The Bank of Canada and the US Federal Reserve both increased policy rates by 75 basis points during the month of September, bringing policy interest rates to 3.25%. Furthermore, the guidance on policy path going forward continued to indicate a firm resolve towards fighting inflation even at the cost of a recession. As inflation continues to remain stubbornly high, the need to hike policy rates even higher was evident from the Fed’s dot plot chart from September 2022 meeting. Published quarterly, the Fed’s dot plot is a chart that summarizes the views of the Federal Open Market Operations (FOMC). The FOMC committee members vote on appropriate levels of policy rates with each dot representing the vote of a committee member. The latest votes revealed that members increased their estimates of appropriate policy rates from the last quarter and now expect policy rates in the US to be ~4.50% by end of 2022 and ~4.75% in 2023 (See Figure 1), i.e., an additional 125 basis points hike for 2022 and a 25 basis points hike in 2023.

Figure 1: Median Implied Fed Funds Target Rate, %

Source: Bloomberg

On top of the tough message delivered by the US Fed chair, Jerome Powell, during the Jackson Hole meeting held in late August, this led the financial markets to reprice the risk assets to the new reality of potentially even higher rates for a longer period. Recall that the Fed chair indicated that there will be a softening of labour market conditions, hardships on households and businesses as the committee moves “purposefully” to bring inflation back to 2%. As concerns resurfaced, the North American equity markets erased the gains made during mid-July to mid-August to make fresh lows for the year during the month. The S&P 500 Index and S&P TSX were down by ~-9.3% and ~-4.6% for the month, respectively. The fixed income asset class suffered as yields advanced across the curve and the yield curve inversion deepened with short-end yields increasing more than the long-end.

The inflation number in the US was at +8.3%, ahead of the expected +8.0% but below the last month’s number of +8.5%. In Canada, the inflation number was +7.0%, below the expected +7.3% and last month’s number of +7.6%. The unemployment rate in Canada inched up to +5.4% from +4.90% last month and in the US to +3.7% from +3.5%. While the inflation numbers remained a disappointment, the rising unemployment provided some respite as it weakened the argument of a wage-price spiral feeding inflation. Looking ahead, the bad news on the economic front could prove to be good news for stock markets.

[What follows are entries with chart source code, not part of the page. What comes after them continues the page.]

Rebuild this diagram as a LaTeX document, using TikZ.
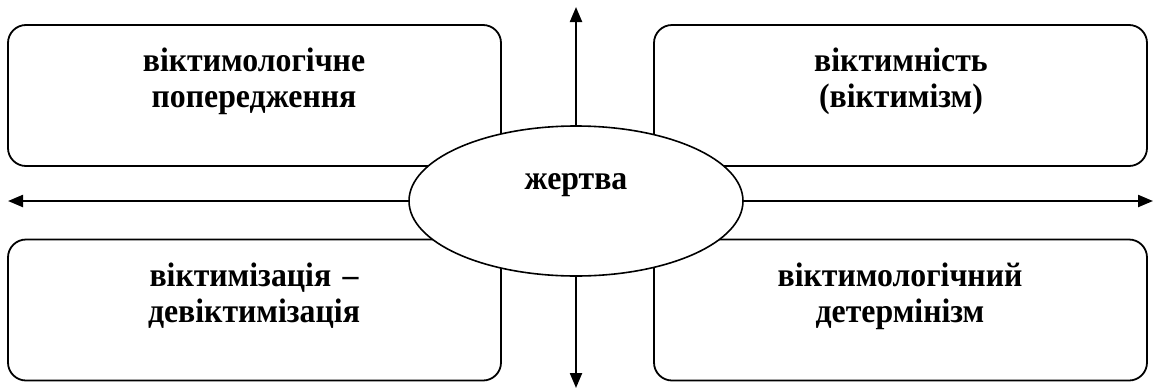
\documentclass[tikz,border=0pt]{standalone}
\usepackage{fontspec}
\setmainfont{Liberation Serif}
\newfontfamily\lblfont{Liberation Serif}[FakeStretch=0.935]
\usetikzlibrary{shapes.geometric,arrows.meta}
\begin{document}
\begin{tikzpicture}[x=1pt,y=-1pt,
  box/.style={draw,line width=1.8pt,rounded corners=18pt,minimum width=493pt,minimum height=141pt,inner sep=0pt},
  lbl/.style={font=\lblfont\fontsize{34}{36}\selectfont\bfseries,align=center,text width=480pt,anchor=base,inner sep=0pt},
  arr/.style={line width=2.2pt,-{Triangle[length=15pt,width=12pt]}}]
\useasboundingbox (0,0) rectangle (1154,389);
\node[box] (tl) at (254.5,95.5) {};
\node[box] (tr) at (900.5,95.5) {};
\node[box] (bl) at (254.5,310) {};
\node[box] (br) at (900.5,310) {};
\node[lbl] (tlt) at (254,71) {віктимологічне\\попередження};
\node[lbl] (trt) at (901,71) {віктимність\\(віктимізм)};
\node[lbl] (blt) at (254,286) {віктимізація –\\девіктимізація};
\node[lbl] (brt) at (900,286) {віктимологічний\\детермінізм};
\node[draw,ellipse,fill=white,line width=1.6pt,minimum width=334pt,minimum height=150pt,inner sep=0pt] (e) at (576,201) {};
\node[lbl] (et) at (576,189) {жертва};
\coordinate (up) at (576,7);
\coordinate (dn) at (576,388);
\coordinate (lf) at (8,201);
\coordinate (rt) at (1153,201);
\draw[arr] (e.north) -- (up);
\draw[arr] (e.south) -- (dn);
\draw[arr] (e.west) -- (lf);
\draw[arr] (e.east) -- (rt);
\end{tikzpicture}
\end{document}
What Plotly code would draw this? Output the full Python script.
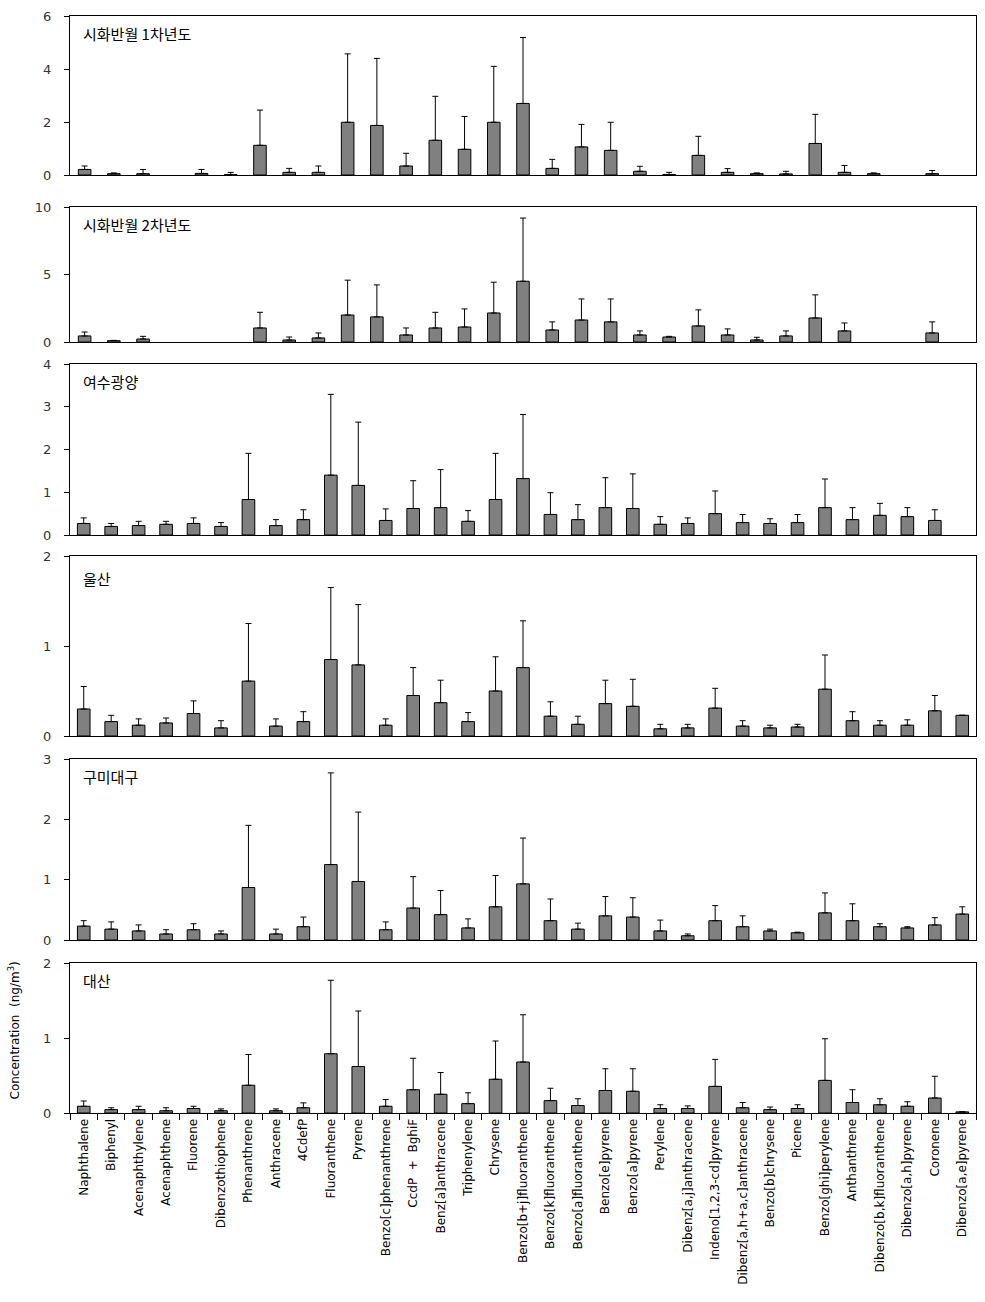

Central banks’ emphasis on the goal to tame inflation by bringing aggregate demand in align with the supply put together with an extreme risk-off sentiment indicates any moderation in economic activity is likely to be viewed constructively by investors. This is because it will indicate that the policy tightening measures are working.

That said, the stock market rallies on such datapoints may be short-lived until they begin to accompany a meaningful softening in inflation numbers. Given that the monetary policy affects the real economy with a lag, the impact of higher interest rates working through the economy should start to become visible in the economic data and the companies’ earnings reports in the coming months. As the incoming data gets incrementally negative, the markets will be looking for cues from the Central Banks on the timing of a potential pivot in the policy path. We continue to believe the ebb and flow of the news; inflation numbers are other datapoints that provide a read through on potential inflation numbers ahead will keep markets choppy in the short-term. Until the central banks begin to drop clues of a potential policy pivot in response to the softening inflation, we think it is prudent to stay invested defensively.